Backwards-compat: additive route and parser registration only; PH1/PH2 do not alter existing routes or schema, and PH4 does not change the parser interface, runner, or collector state schema.

Scope check: no stats work, no React search UI, no schema migration, no saved-search changes, and no parser abstraction beyond `buildParsers`.

## Verify

**Result:** passed

Positive:
- CK1 — `/api/v1/search` repository and handler tests cover ranked prose search, tool-output opt-in, filters, cursors, and response envelope.
- CK2 — opencode parser tests cover SQLite discovery, turn mapping, tool summaries, resume marker, malformed skips, and collector registration.
- CK3 — `go build ./cmd/lethe ./cmd/lethe-collector` succeeds.
- CK4 — `go test ./... -count=1` passes.

Negative:
- CK5 — empty/invalid search query and bad cursor return `INVALID`.
- CK6 — non-admin `?owner=` on search returns `FORBIDDEN`.
- CK7 — opencode parser does not ingest external `tool-output/` blob contents.

Invariants / assumptions:
- CK8 (IV1, IV2) — no search package references schema DDL or `internal/shared/wire`.
- CK9 (IV3-IV7) — search tests verify read-path behavior, owner scoping, prose default, marker snippets, and invalid-query handling.
- CK10 (IV8-IV10, AS3, AS4) — opencode parser implements `parser.Parser`, keeps collector state schema unchanged, and consumes the committed storage spike.
- CK11 (IV11, IV12) — stats packages and React `/search` route were not changed.

Interfaces:
- CK12 (IF1) — `Repository.Search(ctx, Filter)` is called by handler and repository tests.
- CK13 (IF2) — `Handler.Mount(r chi.Router)` registers `/api/v1/search`.
- CK14 (IF3, IF4) — `opencode.New(host)` is registered through `buildParsers` and tested by `cmd/lethe-collector`.
- CK15 (IF5) — `docs/spikes/opencode-format.md` records the SQLite source and `message.rowid` marker used by PH4.

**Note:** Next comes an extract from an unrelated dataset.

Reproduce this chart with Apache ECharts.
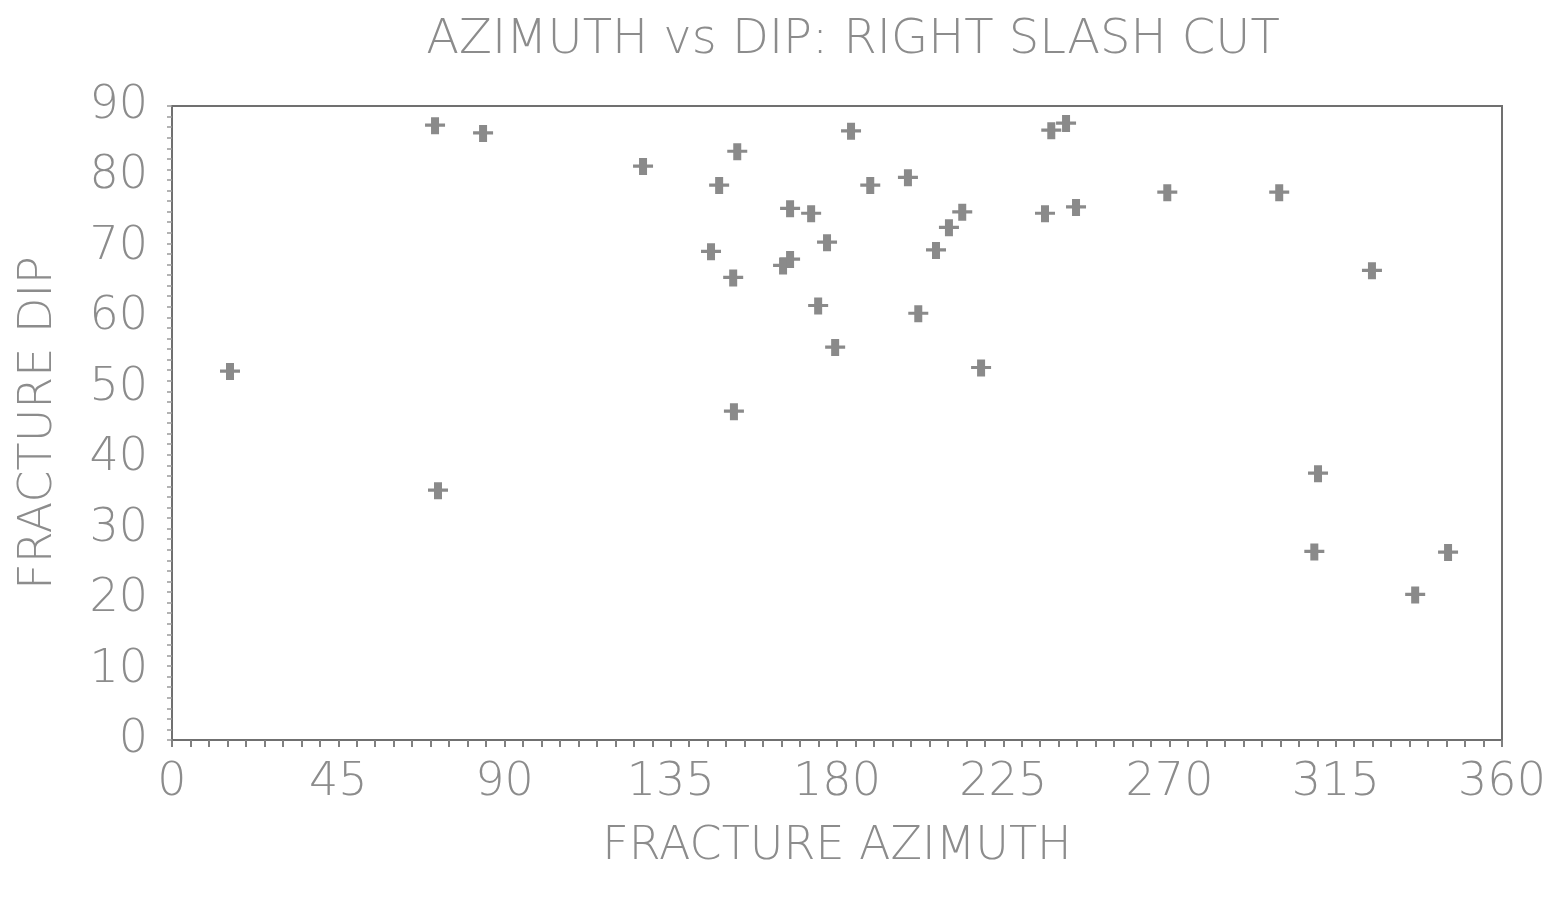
<!DOCTYPE html>
<html><head><meta charset="utf-8">
<script src="https://cdn.jsdelivr.net/npm/echarts@6/dist/echarts.min.js"></script>
<style>html,body{margin:0;padding:0;background:#fff}#c{width:1567px;height:898px}</style>
</head><body><div id="c"></div>
<script>
const azimuth = [15.7, 71.2, 84.2, 72.0, 127.5, 148.1, 153.0, 145.9, 151.9, 152.1,
  167.3, 173.0, 165.4, 167.3, 177.3, 174.9, 179.5, 183.8, 189.0, 199.2,
  206.8, 210.3, 213.9, 202.0, 219.0, 236.3, 238.0, 242.0, 244.7, 269.4,
  299.7, 324.8, 310.2, 309.2, 336.5, 345.4];
const dip = [52.3, 87.2, 86.1, 35.4, 81.4, 78.7, 83.5, 69.3, 65.6, 46.6,
  75.4, 74.7, 67.3, 68.2, 70.6, 61.6, 55.7, 86.4, 78.7, 79.8,
  69.5, 72.7, 74.9, 60.5, 52.8, 74.7, 86.5, 87.5, 75.6, 77.7,
  77.7, 66.6, 37.8, 26.7, 20.6, 26.6];
const xTickLabels = [0, 45, 90, 135, 180, 225, 270, 315, 360];
const yTickLabels = [0, 10, 20, 30, 40, 50, 60, 70, 80, 90];

const points = azimuth.map((a, i) => [a, dip[i]]);
const font = 'DejaVu Sans';
const fw = 200;
const txt = '#8c8c8c';
const chart = echarts.init(document.getElementById('c'));
chart.setOption({
  animation: false,
  backgroundColor: '#ffffff',
  title: {
    text: 'AZIMUTH vs DIP: RIGHT SLASH CUT',
    left: 848, top: 12, textAlign: 'center',
    textStyle: { fontFamily: font, fontSize: 48, fontWeight: fw, color: txt }
  },
  grid: { left: 172, right: 65, top: 106, bottom: 158, show: true,
    borderColor: '#707070', borderWidth: 2, backgroundColor: 'transparent' },
  xAxis: [{
    type: 'value', min: 0, max: 360, interval: 45,
    name: 'FRACTURE AZIMUTH', nameLocation: 'middle', nameGap: 84,
    nameTextStyle: { fontFamily: font, fontSize: 46, fontWeight: fw, color: txt },
    axisLine: { show: true, lineStyle: { color: '#707070', width: 2 } },
    axisTick: { show: false },
    axisLabel: { fontFamily: font, fontSize: 46, fontWeight: fw, color: txt, margin: 20,
      formatter: v => xTickLabels.includes(v) ? String(v) : '' },
    splitLine: { show: false }
  }, {
    type: 'value', min: 0, max: 360, interval: 5, position: 'bottom',
    axisLine: { show: false },
    axisTick: { show: true, length: 7, lineStyle: { color: '#808080', width: 2 } },
    axisLabel: { show: false }, splitLine: { show: false }
  }],
  yAxis: [{
    type: 'value', min: 0, max: 90, interval: 10,
    name: 'FRACTURE DIP', nameLocation: 'middle', nameGap: 110,
    nameTextStyle: { fontFamily: font, fontSize: 46, fontWeight: fw, color: txt },
    axisLine: { show: true, lineStyle: { color: '#707070', width: 2 } },
    axisTick: { show: false },
    axisLabel: { fontFamily: font, fontSize: 46, fontWeight: fw, color: txt, margin: 24,
      formatter: v => yTickLabels.includes(v) ? String(v) : '' },
    splitLine: { show: false }
  }, {
    type: 'value', min: 0, max: 90, interval: 1.5, position: 'left',
    axisLine: { show: false },
    axisTick: { show: true, length: 5, lineStyle: { color: '#9a9a9a', width: 1.5 } },
    axisLabel: { show: false }, splitLine: { show: false }
  }],
  series: [{
    type: 'scatter', xAxisIndex: 0, yAxisIndex: 0,
    data: points,
    symbol: 'path://M0,7 L20,7 L20,10 L0,10 Z M6,1 L14,1 L14,17 L6,17 Z',
    symbolSize: [20, 17],
    itemStyle: { color: '#8a8a8a', opacity: 1 }
  }]
});
</script></body></html>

Smoke: `go test ./internal/domain/search -run TestHandler_SuccessfulResponseEnvelope -v` and `go test ./internal/collector/parser/opencode -run TestParse_MapsTurnsAndIdentity -v` both pass.

## Conclusion

Outcome: `/api/v1/search` and the opencode collector parser shipped on `task/lethe-search-and-opencode` through `5cc599d`.

Invariants:
- IV1 — no migration files were added.
- IV2 — `internal/shared/wire/` was not modified.
- IV3 — search implementation is repository/handler read-path code only.
- IV4 — search handler uses the existing authenticated owner-scope rules.
- IV5 — repository tests cover prose-only default and tool-output opt-in.
- IV6 — snippets use marker bytes, not HTML.
- IV7 — empty, malformed, and bad-cursor search inputs return `INVALID`.
- IV8 — opencode implements `parser.Parser` unchanged.
- IV9 — collector runner and state schema were unchanged.
- IV10 — `docs/spikes/opencode-format.md` landed before parser implementation.
- IV11 — stats API/page code was not changed.
- IV12 — React `/search` route was not changed.

### Assumptions check
- AS1 — held — search tests exercise FTS rows populated by existing triggers.
- AS2 — held — search joins FTS rowid back to `turns.rowid` in tests and implementation.
- AS3 — held — spike confirmed readable opencode SQLite storage under `~/.local/share/opencode/`.
- AS4 — held after review fix — collector `last_offset` stores next opencode `message.rowid`, and `TurnEvent.Seq` stores current rowid.

### Unknowns outcome
- UK1 — resolved — SQLite `opencode.db` is canonical for v1.
- UK2 — resolved for v1 — invalid FTS syntax maps to `INVALID`; no stricter normalizer was needed.
- UK3 — still-open — BM25 quality needs real archive usage after ingest.

### Review findings
- Critical: opencode offset marker changed from `message.time_created` to inclusive next-`message.rowid` after reviewer found skipped-row risk in partial-accept paths.